C’est M Bouron qui reprend la parole pour nous expliquer le financement de l’A19. 600 M€ de dettes (emprunt), 125 M€ d’apport, et une subvention d’équilibre de 98 M€. Le péage est calculé à 12 cts €/km (la DREAL compte 9 cts/km). Comment sont fixés les montants du péage ? C’est une formule contractuelle, très compliquée, et on se contente de l’appliquer. Y a-t-il un bénéfice qui est prévu dans le plan de financement, en plus de l’amortissement ? « Je ne peux pas répondre à cette question ». On nous explique que l’État a transféré les risques sur le concessionnaire, et que pour lui c’est un pari sur l’avenir. D’ailleurs des surcoûts sont apparus, à cause de l’augmentation du prix du pétrole, de la construction d’une gendarmerie non-prévue, de l’aménagement d’un passage pour les animaux, soit 140 M€ en plus. Il est précisé que les aménagements environnementaux ont un surcoût, car abaisser une passerelle pour la rendre plus douce pour les animaux, entraîne des modifications de tracé sur 3 km avant et après la passerelle. Ce qui amène M Grammont de la DREAL à redire que le coût de l’éventuelle autoroute est calculé en se basant sur le coût de la déviation de Puylaurens. Qu’en est-il alors des surcoûts environnementaux, car à l’époque de cette déviation, on ne parlait pas autant d’écologie ? Pas de réponse.

Pour finir, il est dit qu’en termes d’aménagement, le réseau ferré peut concurrencer l’autoroute, et que l’autoroute peut aussi remédier à une carence. Se pose alors la question du l’utilité des déplacements. Ils augmentent de manière générale, mais on a observé une baisse cet été. Et à l’avenir ? On peut espérer que la fonction automobile devienne moins polluante. Pour ce qui est de construire encore des routes : « ce serait un grand pari de dire qu’il ne faut plus faire de nouvelles routes ».
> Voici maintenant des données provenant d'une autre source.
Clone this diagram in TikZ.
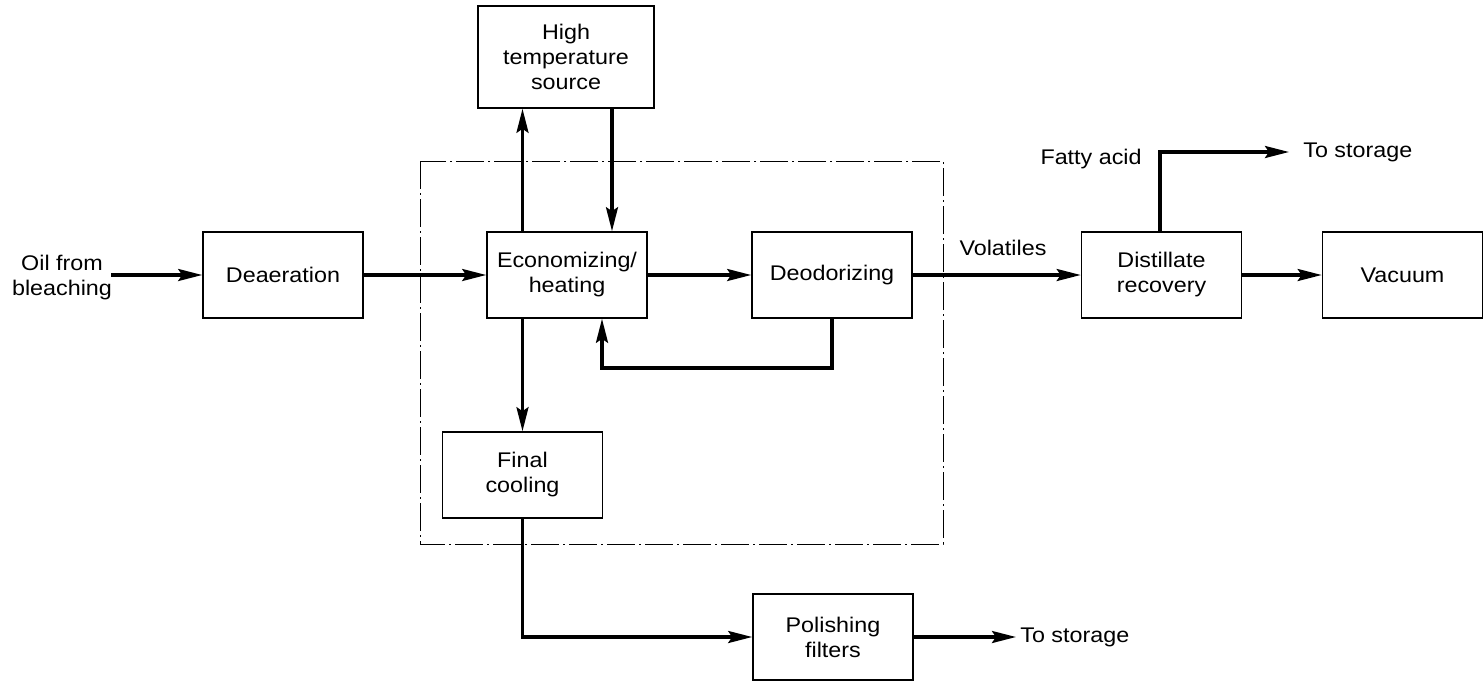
\documentclass[tikz,border=0pt]{standalone}
\usepackage{fontspec}
\setmainfont[FakeStretch=1.1]{Liberation Sans}
\usetikzlibrary{arrows.meta}
\begin{document}
\begin{tikzpicture}[x=0.5pt,y=-0.5pt,
  box/.style={draw,line width=0.8pt,rectangle,inner sep=0pt,minimum width=80pt,minimum height=43pt,align=center,font=\fontsize{10.6}{12.5}\selectfont},
  lbl/.style={inner sep=0pt,align=center,font=\fontsize{10.6}{12.5}\selectfont},
  arr/.style={line width=1.6pt,-{Stealth[length=12pt,width=6pt,inset=2pt]}},
  dashbox/.style={draw,line width=0.5pt,dash pattern=on 14pt off 2pt on 1pt off 2pt}]
\useasboundingbox (0,0) rectangle (1484,681);
% dashed enclosure
\draw[dashbox] (420,161) rectangle (943,544);
% boxes
\node[box] (deaer) at (283,275) {Deaeration};
\node[box] (econ) at (567,275) {Economizing/\\heating};
\node[box] (deod) at (832,275) {Deodorizing};
\node[box] (dist) at (1161.5,275) {Distillate\\recovery};
\node[box] (vac) at (1402.5,275) {Vacuum};
\node[box,minimum width=88pt,minimum height=51pt] (hts) at (566,57) {High\\temperature\\source};
\node[box] (cool) at (522.5,475) {Final\\cooling};
\node[box] (pol) at (833,637) {Polishing\\filters};
% labels
\node[lbl] (oil) at (62,278) {Oil from\\bleaching};
\coordinate (oilend) at (111,275);
\node[lbl] (vol) at (1003,248) {Volatiles};
\node[lbl,anchor=east] (fa) at (1142,159) {Fatty acid};
\node[lbl,anchor=west,inner sep=7pt] (ts1) at (1289,152) {To storage};
\node[lbl,anchor=west,inner sep=2pt] (ts2) at (1016,637) {To storage};
\coordinate (x612) at (612,0);
\coordinate (fbc) at (602,368);
% connectors
\draw[arr] (oilend) -- (deaer.west);
\draw[arr] (deaer.east) -- (econ.west);
\draw[arr] (econ.east) -- (deod.west);
\draw[arr] (deod.east) -- (dist.west);
\draw[arr] (dist.east) -- (vac.west);
\draw[arr] (dist.north -| 1160,0) |- (ts1.west);
\draw[arr] (econ.north -| cool.north) -- (hts.south -| cool.north);
\draw[arr] (hts.south -| x612) -- (econ.north -| x612);
\draw[arr] (econ.south -| cool.north) -- (cool.north);
\draw[arr] (deod.south) |- (fbc) -- (econ.south -| fbc);
\draw[arr] (cool.south) |- (pol.west);
\draw[arr] (pol.east) -- (ts2.west);
\end{tikzpicture}
\end{document}
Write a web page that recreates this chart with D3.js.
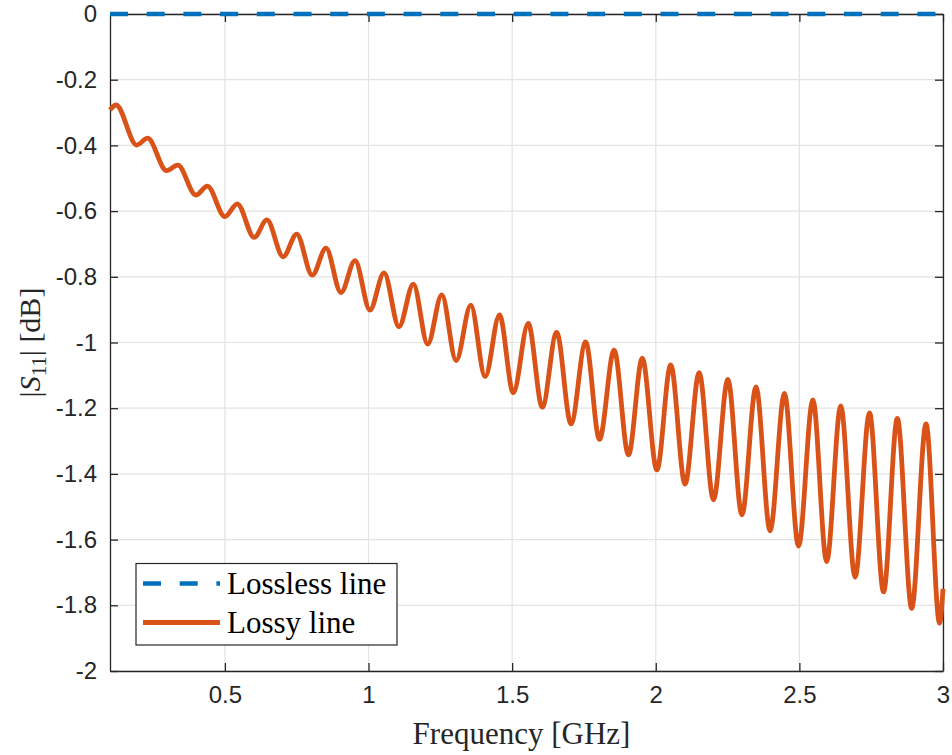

Concernant le ferroutage, il est valable pour les itinéraires longs. Pour les transports de proximité, il faut un nouveau modèle économique, pour prévoir l’acheminement final, avec des opérateurs de proximité en lien avec le fer. Une étude exploratoire est d’ailleurs dans le dossier de la DREAL, avec un fret de l’ordre de 15 wagons/jour (p 60 du dossier)

Bilan.


Ce fut une très bonne soirée, un moment de démocratie participative. Les questions essentielles ont été posées, et on peut apercevoir la complexité de l’aménagement d’un territoire. Le débat devra s’orienter vers une réflexion globale sur l’aménagement du territoire, car la question de « l’accélération de la mise en concession 2x2 voies » paraît de plus en plus inadaptée aux enjeux qui engagent l’avenir de notre territoire.